Welcome to MilkyWay@home

Posts by Richard Haselgrove

21) Message boards : News : Windows Users-please abort Nbody tasks (Message 63610)
Posted 16 May 2015 by Richard Haselgrove
Post:
There is no "MilkyWay@Home N-Body Simulation" checkbox in Preferences. There isn't even a Preferences. There is a Tools -> Computing Preferences dialog box. Should I be looking elsewhere?

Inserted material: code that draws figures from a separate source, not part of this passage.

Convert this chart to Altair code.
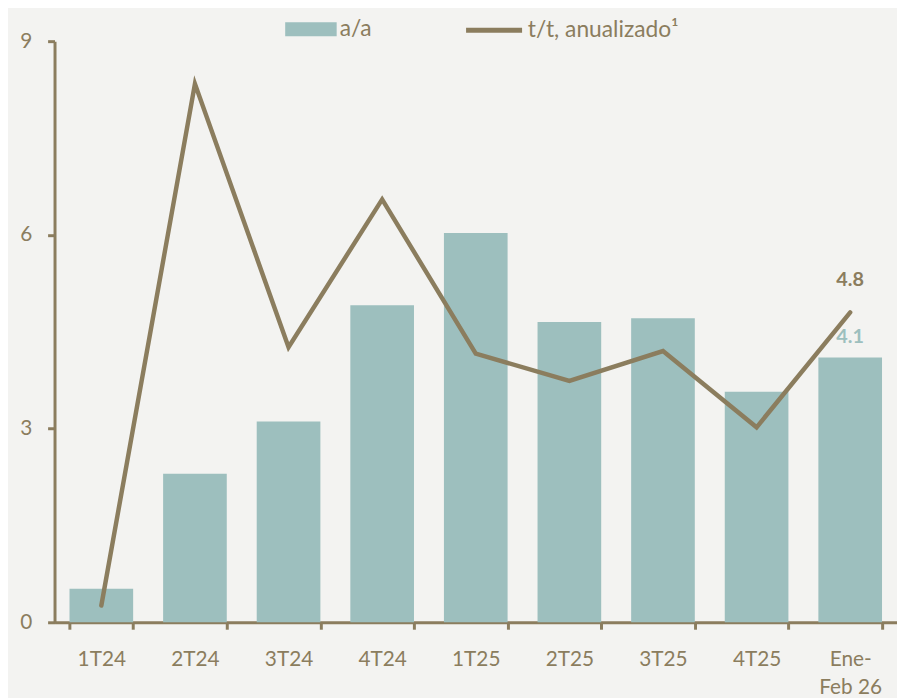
import altair as alt
import pandas as pd

categories = ["1T24", "2T24", "3T24", "4T24", "1T25", "2T25", "3T25", "4T25", "Ene-Feb 26"]
yoy = [0.52, 2.30, 3.11, 4.91, 6.03, 4.65, 4.71, 3.57, 4.1]
qoq_ann = [0.26, 8.34, 4.26, 6.55, 4.16, 3.74, 4.20, 3.02, 4.8]

BAR = "#9dbfbe"
LINE = "#8b7d5e"
TXT = "#8b7d5e"
FONT = "Lato"

df = pd.DataFrame({"cat": categories, "yoy": yoy, "qoq": qoq_ann,
                   "s1": "a/a", "s2": "t/t, anualizado\u00b9"})
last = df.tail(1).copy()
last["yoy_lbl"] = last["yoy"].map(lambda v: f"{v:.1f}")
last["qoq_lbl"] = last["qoq"].map(lambda v: f"{v:.1f}")

x = alt.X("cat:N", sort=categories, title=None,
          scale=alt.Scale(paddingInner=0.32, paddingOuter=0.16),
          axis=alt.Axis(labelAngle=0, tickBand="extent", domainWidth=3, domainColor=LINE,
                        tickColor=LINE, tickWidth=3, tickSize=7, labelPadding=20,
                        labelColor=TXT, labelFontSize=21, labelFont=FONT, labelLineHeight=28,
                        labelExpr="datum.value == 'Ene-Feb 26' ? ['Ene-', 'Feb 26'] : datum.label"))
yscale = alt.Scale(domain=[0, 9], nice=False)
yaxis = alt.Axis(values=[0, 3, 6, 9], format="d", grid=False, domainWidth=3, domainColor=LINE,
                 tickColor=LINE, tickWidth=3, tickSize=7, labelPadding=16,
                 labelColor=TXT, labelFontSize=21, labelFont=FONT)

bars = alt.Chart(df).mark_bar(color=BAR).encode(
    x=x,
    y=alt.Y("yoy:Q", scale=yscale, axis=yaxis, title=None),
    fill=alt.Fill("s1:N", scale=alt.Scale(range=[BAR]),
                  legend=alt.Legend(title=None, orient="none", legendX=233, legendY=-38,
                                    symbolType="M-1,-0.27H1V0.27H-1Z", symbolSize=2704,
                                    symbolStrokeWidth=0, labelFontSize=23, labelColor=TXT,
                                    labelFont=FONT, labelOffset=3)),
)

line = alt.Chart(df).mark_line(color=LINE, strokeWidth=4.5, strokeCap="round",
                               strokeJoin="miter").encode(
    x=x,
    y=alt.Y("qoq:Q", scale=yscale),
    stroke=alt.Stroke("s2:N", scale=alt.Scale(range=[LINE]),
                      legend=alt.Legend(title=None, orient="none", legendX=413, legendY=-42,
                                        symbolType="stroke", symbolSize=3200,
                                        symbolStrokeWidth=5, labelFontSize=23, labelColor=TXT,
                                        labelFont=FONT, labelOffset=3)),
)

lbl_yoy = alt.Chart(last).mark_text(color=BAR, fontSize=20, fontWeight="bold", font=FONT,
                                    dy=-21).encode(
    x=x, y=alt.Y("yoy:Q", scale=yscale), text="yoy_lbl:N")
lbl_qoq = alt.Chart(last).mark_text(color=LINE, fontSize=20, fontWeight="bold", font=FONT,
                                    dy=-33).encode(
    x=x, y=alt.Y("qoq:Q", scale=yscale), text="qoq_lbl:N")

chart = alt.layer(bars, line, lbl_yoy, lbl_qoq).resolve_scale(
    fill="independent", stroke="independent"
).properties(
    width=851, height=587,
    autosize=alt.AutoSizeParams(type="none"),
    padding={"left": 47, "top": 30, "right": 0, "bottom": 75},
    background="#f3f3f1",
).configure_view(stroke=None)

chart.save("out.html", embed_options={"renderer": "svg", "actions": False})
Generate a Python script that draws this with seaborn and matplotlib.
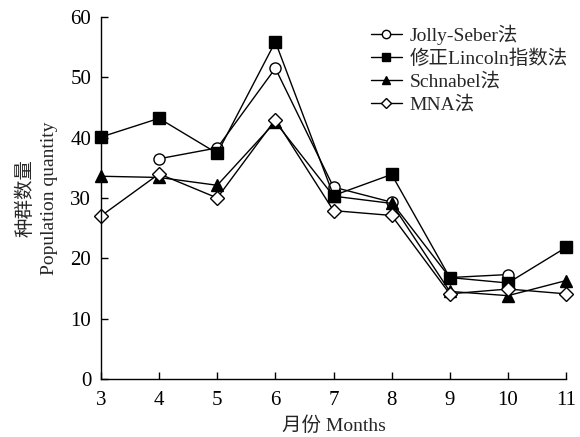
import matplotlib
matplotlib.use("Agg")
import matplotlib.pyplot as plt
import seaborn as sns
import pandas as pd
import numpy as np

months = [3, 4, 5, 6, 7, 8, 9, 10, 11]
jolly_seber = [np.nan, 36.5, 38.3, 51.5, 31.8, 29.3, 16.8, 17.3, np.nan]
lincoln = [40.1, 43.2, 37.4, 55.9, 30.4, 33.9, 16.8, 15.9, 21.8]
schnabel = [33.6, 33.4, 32.1, 42.6, 30.3, 29.1, 14.5, 13.8, 16.3]
mna = [27.0, 34.0, 30.0, 43.0, 27.9, 27.1, 14.1, 14.9, 14.1]
series_names = ["Jolly-Seber法", "修正Lincoln指数法", "Schnabel法", "MNA法"]
xticks = [3, 4, 5, 6, 7, 8, 9, 10, 11]
yticks = [0, 10, 20, 30, 40, 50, 60]

sns.set_style("ticks")
fam = ["Liberation Serif", "Noto Sans CJK SC"]
plt.rcParams["font.family"] = fam

fig = plt.figure(figsize=(5.8, 4.37), dpi=100)
ax = fig.add_axes([0.174, 0.133, 0.802, 0.828])

rows = []
for name, vals in zip(series_names, [jolly_seber, lincoln, schnabel, mna]):
    for m, v in zip(months, vals):
        rows.append({"month": m, "value": v, "method": name})
df = pd.DataFrame(rows)

styles = {
    "Jolly-Seber法": dict(marker="o", mfc="white", ms=8),
    "修正Lincoln指数法": dict(marker="s", mfc="black", ms=8),
    "Schnabel法": dict(marker="^", mfc="black", ms=8.5),
    "MNA法": dict(marker="D", mfc="white", ms=6.8),
}
for name in series_names:
    sub = df[df["method"] == name].dropna()
    st = styles[name]
    sns.lineplot(data=sub, x="month", y="value", ax=ax, color="black", lw=1.0,
                 marker=st["marker"], markerfacecolor=st["mfc"], markeredgecolor="black",
                 markeredgewidth=1.0, markersize=st["ms"], label=name, clip_on=False)

ax.set_xlim(3, 11)
ax.set_ylim(0, 60)
ax.set_xticks(xticks)
ax.set_yticks(yticks)
ax.tick_params(direction="in", length=5, width=1, labelsize=15, colors="black")
ax.tick_params(axis="x", pad=9)
ax.tick_params(axis="y", pad=7)
for lbl in ax.get_xticklabels() + ax.get_yticklabels():
    lbl.set_family(fam)
for s in ["top", "right"]:
    ax.spines[s].set_visible(False)
for s in ["left", "bottom"]:
    ax.spines[s].set_linewidth(1.0)
    ax.spines[s].set_color("black")
ax.set_xlabel("月份 Months", fontsize=14, family=fam, labelpad=4)
ax.set_ylabel("种群数量\nPopulation quantity", fontsize=14, family=fam, labelpad=9, linespacing=1.45)

leg = ax.legend(loc="upper right", bbox_to_anchor=(1.004, 0.98), frameon=False,
                handlelength=1.6, handletextpad=0.4, labelspacing=0.25, borderaxespad=0,
                borderpad=0, markerscale=0.75, prop={"family": fam, "size": 14})
fig.savefig("out.png", dpi=100)
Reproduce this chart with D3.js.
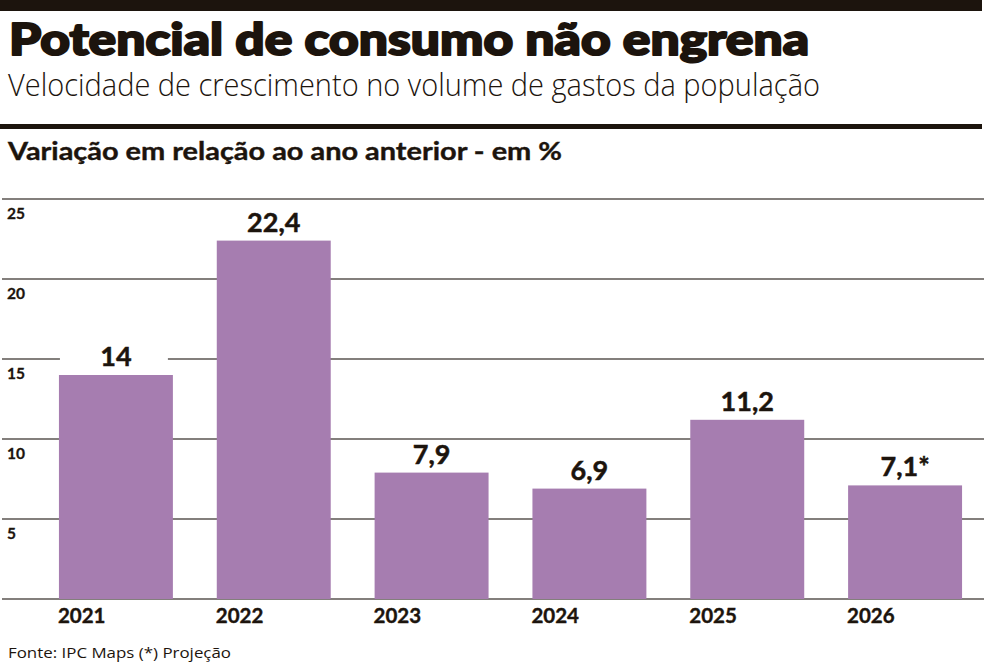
<!DOCTYPE html>
<html>
<head>
<meta charset="utf-8">
<script src="https://cdn.jsdelivr.net/npm/d3@7"></script>
<style>
  body { margin: 0; background: #fff; }
  svg { display: block; }
</style>
</head>
<body>
<div id="vis"></div>
<script>
// data
const years = ['2021', '2022', '2023', '2024', '2025', '2026'];
const values = [14, 22.4, 7.9, 6.9, 11.2, 7.1];
const valueLabels = ['14', '22,4', '7,9', '6,9', '11,2', '7,1*'];
const yTicks = [0, 5, 10, 15, 20, 25];

const W = 984, H = 662;
const ink = '#1c140d';
const barColor = '#a67db0';

const svg = d3.select('#vis')
    .append('svg')
    .attr('width', W)
    .attr('height', H);

// header
svg.append('rect').attr('x', 0).attr('y', 0).attr('width', 982).attr('height', 11).attr('fill', ink);

// heavy title: Lato bold thickened with a stroke
svg.append('text')
    .attr('x', 9).attr('y', 55)
    .attr('textLength', 800).attr('lengthAdjust', 'spacingAndGlyphs')
    .style('font-family', 'Lato, "DejaVu Sans"').style('font-weight', 900).style('font-size', '44px')
    .attr('fill', ink).attr('stroke', ink).attr('stroke-width', 2).attr('stroke-linejoin', 'round')
    .text('Potencial de consumo não engrena');

svg.append('text')
    .attr('x', 8).attr('y', 96)
    .attr('textLength', 812).attr('lengthAdjust', 'spacingAndGlyphs')
    .style('font-family', '"Open Sans"').style('font-weight', 300).style('font-size', '31px')
    .attr('fill', ink)
    .text('Velocidade de crescimento no volume de gastos da população');

svg.append('rect').attr('x', 0).attr('y', 124).attr('width', 982).attr('height', 5).attr('fill', ink);

svg.append('text')
    .attr('x', 8).attr('y', 160)
    .attr('textLength', 554).attr('lengthAdjust', 'spacingAndGlyphs')
    .style('font-family', 'Lato').style('font-weight', 700).style('font-size', '25px')
    .attr('fill', ink).attr('stroke', ink).attr('stroke-width', 0.4)
    .text('Variação em relação ao ano anterior - em %');

// scales
const x = d3.scaleBand()
    .domain(years)
    .range([37, 984])
    .paddingInner(0.278)
    .paddingOuter(0.139);

const y = d3.scaleLinear()
    .domain([0, 25])
    .range([599, 199]);

// gridlines
svg.append('g')
    .selectAll('line')
    .data(yTicks)
    .join('line')
    .attr('x1', 2).attr('x2', 984)
    .attr('y1', d => y(d)).attr('y2', d => y(d))
    .attr('stroke', '#5a5550').attr('stroke-width', 1.5);

// y tick labels, sitting under their line
svg.append('g')
    .selectAll('text')
    .data(yTicks.filter(d => d > 0))
    .join('text')
    .attr('x', 7)
    .attr('y', d => y(d) + 20)
    .style('font-family', 'Lato').style('font-weight', 700).style('font-size', '15.5px')
    .attr('fill', ink).attr('stroke', ink).attr('stroke-width', 0.3)
    .text(d => d);

// bars
svg.append('g')
    .selectAll('rect')
    .data(values)
    .join('rect')
    .attr('x', (d, i) => x(years[i]))
    .attr('y', d => y(d))
    .attr('width', x.bandwidth())
    .attr('height', d => y(0) - y(d))
    .attr('fill', barColor);

// value labels, each on a white box as wide as the bar (cuts the gridline under "14")
const lab = svg.append('g')
    .selectAll('g')
    .data(values)
    .join('g')
    .attr('transform', (d, i) => `translate(${x(years[i]) + x.bandwidth() / 2},${y(d) - 9})`);

lab.append('rect')
    .attr('x', -x.bandwidth() / 2 + 1)
    .attr('y', -20)
    .attr('width', x.bandwidth() - 6)
    .attr('height', 24)
    .attr('fill', '#fff');

lab.append('text')
    .attr('text-anchor', 'middle')
    .style('font-family', 'Lato').style('font-weight', 700).style('font-size', '27px')
    .attr('fill', ink).attr('stroke', ink).attr('stroke-width', 0.5)
    .text((d, i) => valueLabels[i]);

// year labels
svg.append('g')
    .selectAll('text')
    .data(years)
    .join('text')
    .attr('x', d => x(d) - 1)
    .attr('y', 623)
    .style('font-family', 'Lato').style('font-weight', 700).style('font-size', '20.5px')
    .attr('fill', ink).attr('stroke', ink).attr('stroke-width', 0.4)
    .text(d => d);

// source
svg.append('text')
    .attr('x', 8).attr('y', 658)
    .attr('textLength', 223).attr('lengthAdjust', 'spacingAndGlyphs')
    .style('font-family', '"Open Sans"').style('font-size', '15px')
    .attr('fill', ink)
    .text('Fonte: IPC Maps (*) Projeção');
</script>
</body>
</html>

Yes, you should be looking at your project preferences page on this website. Go there via your account page, or follow this link:

http://milkyway.cs.rpi.edu/milkyway/prefs.php?subset=project
22) Message boards : News : Windows Users-please abort Nbody tasks (Message 63604)
Posted 16 May 2015 by Richard Haselgrove
Post:
A task takes more than 32 hours running. Is normal? Thanks

If it's a Windows Nbody task, it's broken. But then, it's normally broken.
23) Message boards : News : New Nbody Version 1.50 (Message 63593)
Posted 15 May 2015 by Richard Haselgrove
Post:
My task has now hit 24 hours, at 100%.
Should I let it continue to run?
And why or why not?

Frustrated.

What does Process Explorer say about what it's doing?
24) Message boards : News : New Nbody Version 1.50 (Message 63591)
Posted 15 May 2015 by Richard Haselgrove
Post:
I'm also noticing the same behavior, on:
ps_nbody_5_12_15_orphan_sim_1_1431361804_28199_0
http://milkyway.cs.rpi.edu/milkyway/result.php?resultid=1117230409

Admins:
1: Is the behavior (reserving multiple cores, despite using only 1) ... expected behavior?
2: Is the behavior of going to 100%, then still running for hours/days after that ... expected behavior?
3: Will the task ever end?


It would help tremendously, if you could very thoroughly describe the expected behavior for these work units. People are aborting them, because the tasks look odd/broken, and if they're not broken, you need to do a better job of communicating your expectations.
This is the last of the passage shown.